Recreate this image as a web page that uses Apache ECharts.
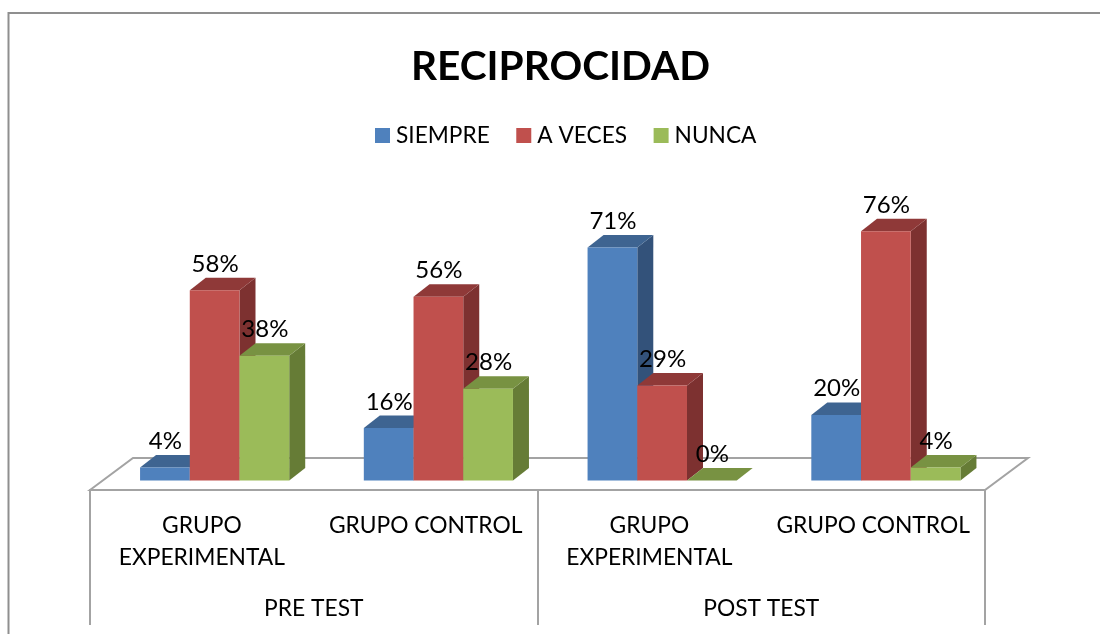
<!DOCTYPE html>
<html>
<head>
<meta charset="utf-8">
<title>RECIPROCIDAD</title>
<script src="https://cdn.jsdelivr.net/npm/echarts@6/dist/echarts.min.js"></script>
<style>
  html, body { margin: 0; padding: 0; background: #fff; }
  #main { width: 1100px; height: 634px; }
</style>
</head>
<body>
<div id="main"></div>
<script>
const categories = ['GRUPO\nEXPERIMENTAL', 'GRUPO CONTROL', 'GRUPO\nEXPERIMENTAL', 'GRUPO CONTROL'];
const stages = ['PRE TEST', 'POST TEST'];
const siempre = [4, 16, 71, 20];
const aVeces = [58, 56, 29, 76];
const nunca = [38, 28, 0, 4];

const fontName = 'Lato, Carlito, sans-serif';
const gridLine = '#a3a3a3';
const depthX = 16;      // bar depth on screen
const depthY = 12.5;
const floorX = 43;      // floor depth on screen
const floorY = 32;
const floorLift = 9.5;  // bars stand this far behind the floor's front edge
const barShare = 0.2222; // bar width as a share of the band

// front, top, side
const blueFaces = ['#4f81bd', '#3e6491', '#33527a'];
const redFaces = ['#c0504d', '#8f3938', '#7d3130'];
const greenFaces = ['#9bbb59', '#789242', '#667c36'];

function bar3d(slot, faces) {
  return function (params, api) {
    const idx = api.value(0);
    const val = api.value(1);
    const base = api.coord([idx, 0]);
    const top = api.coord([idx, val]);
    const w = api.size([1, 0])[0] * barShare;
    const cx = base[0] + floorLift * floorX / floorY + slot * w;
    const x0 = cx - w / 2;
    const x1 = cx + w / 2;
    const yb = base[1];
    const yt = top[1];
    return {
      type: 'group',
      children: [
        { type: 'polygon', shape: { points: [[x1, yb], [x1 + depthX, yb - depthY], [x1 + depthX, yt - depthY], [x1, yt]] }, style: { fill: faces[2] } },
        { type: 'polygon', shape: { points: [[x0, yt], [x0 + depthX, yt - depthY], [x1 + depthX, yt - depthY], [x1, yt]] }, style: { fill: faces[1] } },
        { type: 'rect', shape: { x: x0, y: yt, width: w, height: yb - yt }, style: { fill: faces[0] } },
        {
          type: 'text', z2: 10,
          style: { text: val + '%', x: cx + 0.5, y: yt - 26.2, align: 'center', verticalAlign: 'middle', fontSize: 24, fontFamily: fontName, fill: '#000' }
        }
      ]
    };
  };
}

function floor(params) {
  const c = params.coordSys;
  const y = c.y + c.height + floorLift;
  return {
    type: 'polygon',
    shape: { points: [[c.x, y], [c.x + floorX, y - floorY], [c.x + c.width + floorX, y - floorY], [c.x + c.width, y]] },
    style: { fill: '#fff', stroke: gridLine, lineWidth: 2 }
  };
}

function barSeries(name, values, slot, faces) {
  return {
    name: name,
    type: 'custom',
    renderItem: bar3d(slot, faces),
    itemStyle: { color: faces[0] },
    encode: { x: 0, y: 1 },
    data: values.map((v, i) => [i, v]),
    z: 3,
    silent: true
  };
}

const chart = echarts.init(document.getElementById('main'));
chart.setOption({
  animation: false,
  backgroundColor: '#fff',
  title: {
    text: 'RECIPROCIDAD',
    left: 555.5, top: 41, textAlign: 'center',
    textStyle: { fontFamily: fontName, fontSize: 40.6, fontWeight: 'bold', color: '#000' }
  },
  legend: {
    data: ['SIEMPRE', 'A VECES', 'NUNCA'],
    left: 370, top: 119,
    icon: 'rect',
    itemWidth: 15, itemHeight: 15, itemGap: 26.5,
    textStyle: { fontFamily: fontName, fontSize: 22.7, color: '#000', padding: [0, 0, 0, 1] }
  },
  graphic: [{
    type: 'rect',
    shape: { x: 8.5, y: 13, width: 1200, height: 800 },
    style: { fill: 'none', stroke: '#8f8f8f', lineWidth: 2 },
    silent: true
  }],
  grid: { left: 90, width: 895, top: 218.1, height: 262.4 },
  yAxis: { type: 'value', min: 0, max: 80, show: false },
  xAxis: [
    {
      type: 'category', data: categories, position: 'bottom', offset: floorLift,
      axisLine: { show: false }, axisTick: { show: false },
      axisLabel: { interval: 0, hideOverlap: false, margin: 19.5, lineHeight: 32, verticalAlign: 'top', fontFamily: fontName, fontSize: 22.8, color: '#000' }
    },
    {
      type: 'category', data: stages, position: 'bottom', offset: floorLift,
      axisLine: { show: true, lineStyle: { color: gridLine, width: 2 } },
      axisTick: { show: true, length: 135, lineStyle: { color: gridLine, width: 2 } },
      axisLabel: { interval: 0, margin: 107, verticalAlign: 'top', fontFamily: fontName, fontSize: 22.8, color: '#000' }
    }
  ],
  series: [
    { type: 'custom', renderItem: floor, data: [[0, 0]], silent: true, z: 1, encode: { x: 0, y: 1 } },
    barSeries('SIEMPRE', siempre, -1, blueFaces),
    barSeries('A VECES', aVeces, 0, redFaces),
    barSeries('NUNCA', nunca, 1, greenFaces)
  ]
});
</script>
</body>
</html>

* [WHAT IS REQUIRED]:
Copy all the lines of data exactly as they appear, dropping any images.

* [OUTPUT OF THE EXERCISE]:
Recreate this image as a web page that uses Apache ECharts.
<!DOCTYPE html>
<html>
<head>
<meta charset="utf-8">
<title>RECIPROCIDAD</title>
<script src="https://cdn.jsdelivr.net/npm/echarts@6/dist/echarts.min.js"></script>
<style>
  html, body { margin: 0; padding: 0; background: #fff; }
  #main { width: 1100px; height: 634px; }
</style>
</head>
<body>
<div id="main"></div>
<script>
const categories = ['GRUPO\nEXPERIMENTAL', 'GRUPO CONTROL', 'GRUPO\nEXPERIMENTAL', 'GRUPO CONTROL'];
const stages = ['PRE TEST', 'POST TEST'];
const siempre = [4, 16, 71, 20];
const aVeces = [58, 56, 29, 76];
const nunca = [38, 28, 0, 4];

const fontName = 'Lato, Carlito, sans-serif';
const gridLine = '#a3a3a3';
const depthX = 16;      // bar depth on screen
const depthY = 12.5;
const floorX = 43;      // floor depth on screen
const floorY = 32;
const floorLift = 9.5;  // bars stand this far behind the floor's front edge
const barShare = 0.2222; // bar width as a share of the band

// front, top, side
const blueFaces = ['#4f81bd', '#3e6491', '#33527a'];
const redFaces = ['#c0504d', '#8f3938', '#7d3130'];
const greenFaces = ['#9bbb59', '#789242', '#667c36'];

function bar3d(slot, faces) {
  return function (params, api) {
    const idx = api.value(0);
    const val = api.value(1);
    const base = api.coord([idx, 0]);
    const top = api.coord([idx, val]);
    const w = api.size([1, 0])[0] * barShare;
    const cx = base[0] + floorLift * floorX / floorY + slot * w;
    const x0 = cx - w / 2;
    const x1 = cx + w / 2;
    const yb = base[1];
    const yt = top[1];
    return {
      type: 'group',
      children: [
        { type: 'polygon', shape: { points: [[x1, yb], [x1 + depthX, yb - depthY], [x1 + depthX, yt - depthY], [x1, yt]] }, style: { fill: faces[2] } },
        { type: 'polygon', shape: { points: [[x0, yt], [x0 + depthX, yt - depthY], [x1 + depthX, yt - depthY], [x1, yt]] }, style: { fill: faces[1] } },
        { type: 'rect', shape: { x: x0, y: yt, width: w, height: yb - yt }, style: { fill: faces[0] } },
        {
          type: 'text', z2: 10,
          style: { text: val + '%', x: cx + 0.5, y: yt - 26.2, align: 'center', verticalAlign: 'middle', fontSize: 24, fontFamily: fontName, fill: '#000' }
        }
      ]
    };
  };
}

function floor(params) {
  const c = params.coordSys;
  const y = c.y + c.height + floorLift;
  return {
    type: 'polygon',
    shape: { points: [[c.x, y], [c.x + floorX, y - floorY], [c.x + c.width + floorX, y - floorY], [c.x + c.width, y]] },
    style: { fill: '#fff', stroke: gridLine, lineWidth: 2 }
  };
}

function barSeries(name, values, slot, faces) {
  return {
    name: name,
    type: 'custom',
    renderItem: bar3d(slot, faces),
    itemStyle: { color: faces[0] },
    encode: { x: 0, y: 1 },
    data: values.map((v, i) => [i, v]),
    z: 3,
    silent: true
  };
}

const chart = echarts.init(document.getElementById('main'));
chart.setOption({
  animation: false,
  backgroundColor: '#fff',
  title: {
    text: 'RECIPROCIDAD',
    left: 555.5, top: 41, textAlign: 'center',
    textStyle: { fontFamily: fontName, fontSize: 40.6, fontWeight: 'bold', color: '#000' }
  },
  legend: {
    data: ['SIEMPRE', 'A VECES', 'NUNCA'],
    left: 370, top: 119,
    icon: 'rect',
    itemWidth: 15, itemHeight: 15, itemGap: 26.5,
    textStyle: { fontFamily: fontName, fontSize: 22.7, color: '#000', padding: [0, 0, 0, 1] }
  },
  graphic: [{
    type: 'rect',
    shape: { x: 8.5, y: 13, width: 1200, height: 800 },
    style: { fill: 'none', stroke: '#8f8f8f', lineWidth: 2 },
    silent: true
  }],
  grid: { left: 90, width: 895, top: 218.1, height: 262.4 },
  yAxis: { type: 'value', min: 0, max: 80, show: false },
  xAxis: [
    {
      type: 'category', data: categories, position: 'bottom', offset: floorLift,
      axisLine: { show: false }, axisTick: { show: false },
      axisLabel: { interval: 0, hideOverlap: false, margin: 19.5, lineHeight: 32, verticalAlign: 'top', fontFamily: fontName, fontSize: 22.8, color: '#000' }
    },
    {
      type: 'category', data: stages, position: 'bottom', offset: floorLift,
      axisLine: { show: true, lineStyle: { color: gridLine, width: 2 } },
      axisTick: { show: true, length: 135, lineStyle: { color: gridLine, width: 2 } },
      axisLabel: { interval: 0, margin: 107, verticalAlign: 'top', fontFamily: fontName, fontSize: 22.8, color: '#000' }
    }
  ],
  series: [
    { type: 'custom', renderItem: floor, data: [[0, 0]], silent: true, z: 1, encode: { x: 0, y: 1 } },
    barSeries('SIEMPRE', siempre, -1, blueFaces),
    barSeries('A VECES', aVeces, 0, redFaces),
    barSeries('NUNCA', nunca, 1, greenFaces)
  ]
});
</script>
</body>
</html>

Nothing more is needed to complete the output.